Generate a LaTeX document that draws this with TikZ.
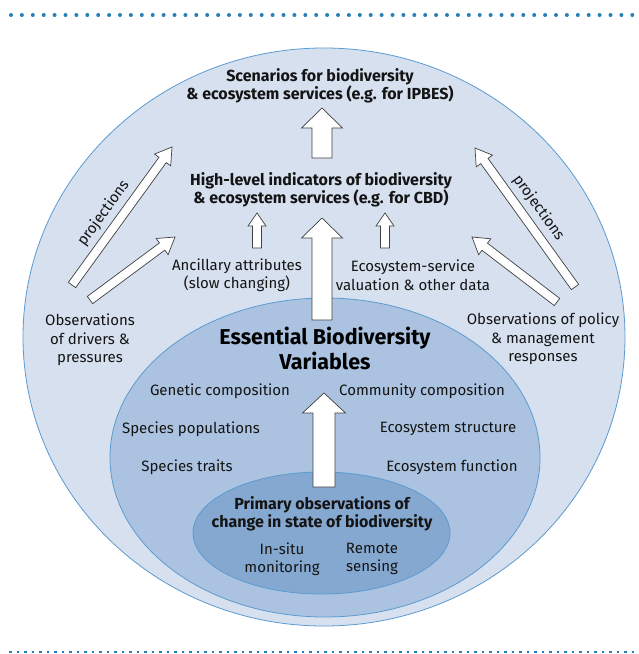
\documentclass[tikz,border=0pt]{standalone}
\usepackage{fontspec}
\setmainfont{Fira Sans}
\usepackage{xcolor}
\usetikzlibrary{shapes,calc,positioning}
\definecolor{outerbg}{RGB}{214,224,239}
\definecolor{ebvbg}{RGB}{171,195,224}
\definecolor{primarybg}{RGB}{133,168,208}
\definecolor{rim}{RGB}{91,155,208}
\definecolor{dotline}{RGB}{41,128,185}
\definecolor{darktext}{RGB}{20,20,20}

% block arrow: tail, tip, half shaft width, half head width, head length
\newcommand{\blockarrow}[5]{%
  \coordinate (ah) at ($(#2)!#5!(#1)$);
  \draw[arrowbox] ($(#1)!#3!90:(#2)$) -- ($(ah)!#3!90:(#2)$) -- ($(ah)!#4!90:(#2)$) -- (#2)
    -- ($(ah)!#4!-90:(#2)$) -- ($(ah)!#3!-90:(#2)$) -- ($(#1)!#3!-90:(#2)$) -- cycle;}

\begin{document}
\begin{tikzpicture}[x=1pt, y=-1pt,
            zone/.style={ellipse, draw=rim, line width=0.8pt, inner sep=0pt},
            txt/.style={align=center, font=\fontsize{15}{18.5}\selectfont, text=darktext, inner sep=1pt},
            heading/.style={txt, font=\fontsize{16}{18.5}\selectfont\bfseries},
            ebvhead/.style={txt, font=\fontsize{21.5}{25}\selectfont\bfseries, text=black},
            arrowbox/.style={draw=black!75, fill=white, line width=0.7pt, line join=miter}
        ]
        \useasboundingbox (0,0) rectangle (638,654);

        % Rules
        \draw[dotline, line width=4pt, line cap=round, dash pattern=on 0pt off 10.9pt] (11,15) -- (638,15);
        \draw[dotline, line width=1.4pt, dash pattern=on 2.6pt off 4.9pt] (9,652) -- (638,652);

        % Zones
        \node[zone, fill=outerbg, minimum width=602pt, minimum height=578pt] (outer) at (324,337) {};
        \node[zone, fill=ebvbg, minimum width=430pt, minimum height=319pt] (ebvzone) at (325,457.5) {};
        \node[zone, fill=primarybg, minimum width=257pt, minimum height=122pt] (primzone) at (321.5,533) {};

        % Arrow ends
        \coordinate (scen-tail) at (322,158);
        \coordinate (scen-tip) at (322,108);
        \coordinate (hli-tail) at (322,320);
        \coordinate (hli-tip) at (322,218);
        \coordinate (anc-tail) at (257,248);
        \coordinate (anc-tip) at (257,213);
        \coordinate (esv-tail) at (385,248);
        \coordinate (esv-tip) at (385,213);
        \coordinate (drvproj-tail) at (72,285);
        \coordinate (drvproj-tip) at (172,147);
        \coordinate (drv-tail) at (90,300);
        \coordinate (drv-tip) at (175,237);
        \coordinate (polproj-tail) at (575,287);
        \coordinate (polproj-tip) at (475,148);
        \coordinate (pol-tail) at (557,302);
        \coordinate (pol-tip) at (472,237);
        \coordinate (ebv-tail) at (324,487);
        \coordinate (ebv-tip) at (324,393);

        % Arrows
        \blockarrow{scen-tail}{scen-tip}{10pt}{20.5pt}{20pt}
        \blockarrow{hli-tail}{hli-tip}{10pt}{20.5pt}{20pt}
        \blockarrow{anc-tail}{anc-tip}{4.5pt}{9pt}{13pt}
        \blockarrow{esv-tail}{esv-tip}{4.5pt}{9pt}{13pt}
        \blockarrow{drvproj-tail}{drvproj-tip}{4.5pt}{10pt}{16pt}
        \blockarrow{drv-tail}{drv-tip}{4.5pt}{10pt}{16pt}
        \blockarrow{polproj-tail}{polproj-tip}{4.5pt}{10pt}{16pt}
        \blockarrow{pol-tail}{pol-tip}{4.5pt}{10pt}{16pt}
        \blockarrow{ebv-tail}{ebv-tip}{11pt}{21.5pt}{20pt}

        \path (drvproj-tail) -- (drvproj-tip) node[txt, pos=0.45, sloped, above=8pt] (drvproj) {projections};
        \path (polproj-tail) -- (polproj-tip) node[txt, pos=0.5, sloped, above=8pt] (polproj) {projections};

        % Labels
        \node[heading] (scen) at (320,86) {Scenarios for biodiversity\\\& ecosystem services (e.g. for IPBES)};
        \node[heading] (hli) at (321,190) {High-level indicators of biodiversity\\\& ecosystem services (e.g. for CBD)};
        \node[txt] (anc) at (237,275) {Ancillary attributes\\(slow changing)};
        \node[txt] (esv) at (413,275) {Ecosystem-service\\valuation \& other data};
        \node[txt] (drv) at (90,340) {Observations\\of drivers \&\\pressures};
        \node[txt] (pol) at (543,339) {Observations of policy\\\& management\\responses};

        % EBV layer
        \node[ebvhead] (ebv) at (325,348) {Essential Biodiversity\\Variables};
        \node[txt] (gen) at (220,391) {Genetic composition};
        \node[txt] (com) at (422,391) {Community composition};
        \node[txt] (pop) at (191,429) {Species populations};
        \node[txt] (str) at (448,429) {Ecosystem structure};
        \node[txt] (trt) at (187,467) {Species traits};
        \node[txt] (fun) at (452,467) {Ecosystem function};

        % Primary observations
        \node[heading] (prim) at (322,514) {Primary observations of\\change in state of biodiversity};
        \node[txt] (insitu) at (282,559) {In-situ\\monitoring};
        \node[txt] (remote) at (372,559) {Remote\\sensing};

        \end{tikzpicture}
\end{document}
★ ★ ★
### What you need to do
Extract the lines exactly, please: the first line of the listing, the line with "(9,652) -- (638,652);", and every line between them, but no pictures.

### Exercise answer
Generate a LaTeX document that draws this with TikZ.
\documentclass[tikz,border=0pt]{standalone}
\usepackage{fontspec}
\setmainfont{Fira Sans}
\usepackage{xcolor}
\usetikzlibrary{shapes,calc,positioning}
\definecolor{outerbg}{RGB}{214,224,239}
\definecolor{ebvbg}{RGB}{171,195,224}
\definecolor{primarybg}{RGB}{133,168,208}
\definecolor{rim}{RGB}{91,155,208}
\definecolor{dotline}{RGB}{41,128,185}
\definecolor{darktext}{RGB}{20,20,20}

% block arrow: tail, tip, half shaft width, half head width, head length
\newcommand{\blockarrow}[5]{%
  \coordinate (ah) at ($(#2)!#5!(#1)$);
  \draw[arrowbox] ($(#1)!#3!90:(#2)$) -- ($(ah)!#3!90:(#2)$) -- ($(ah)!#4!90:(#2)$) -- (#2)
    -- ($(ah)!#4!-90:(#2)$) -- ($(ah)!#3!-90:(#2)$) -- ($(#1)!#3!-90:(#2)$) -- cycle;}

\begin{document}
\begin{tikzpicture}[x=1pt, y=-1pt,
            zone/.style={ellipse, draw=rim, line width=0.8pt, inner sep=0pt},
            txt/.style={align=center, font=\fontsize{15}{18.5}\selectfont, text=darktext, inner sep=1pt},
            heading/.style={txt, font=\fontsize{16}{18.5}\selectfont\bfseries},
            ebvhead/.style={txt, font=\fontsize{21.5}{25}\selectfont\bfseries, text=black},
            arrowbox/.style={draw=black!75, fill=white, line width=0.7pt, line join=miter}
        ]
        \useasboundingbox (0,0) rectangle (638,654);

        % Rules
        \draw[dotline, line width=4pt, line cap=round, dash pattern=on 0pt off 10.9pt] (11,15) -- (638,15);
        \draw[dotline, line width=1.4pt, dash pattern=on 2.6pt off 4.9pt] (9,652) -- (638,652);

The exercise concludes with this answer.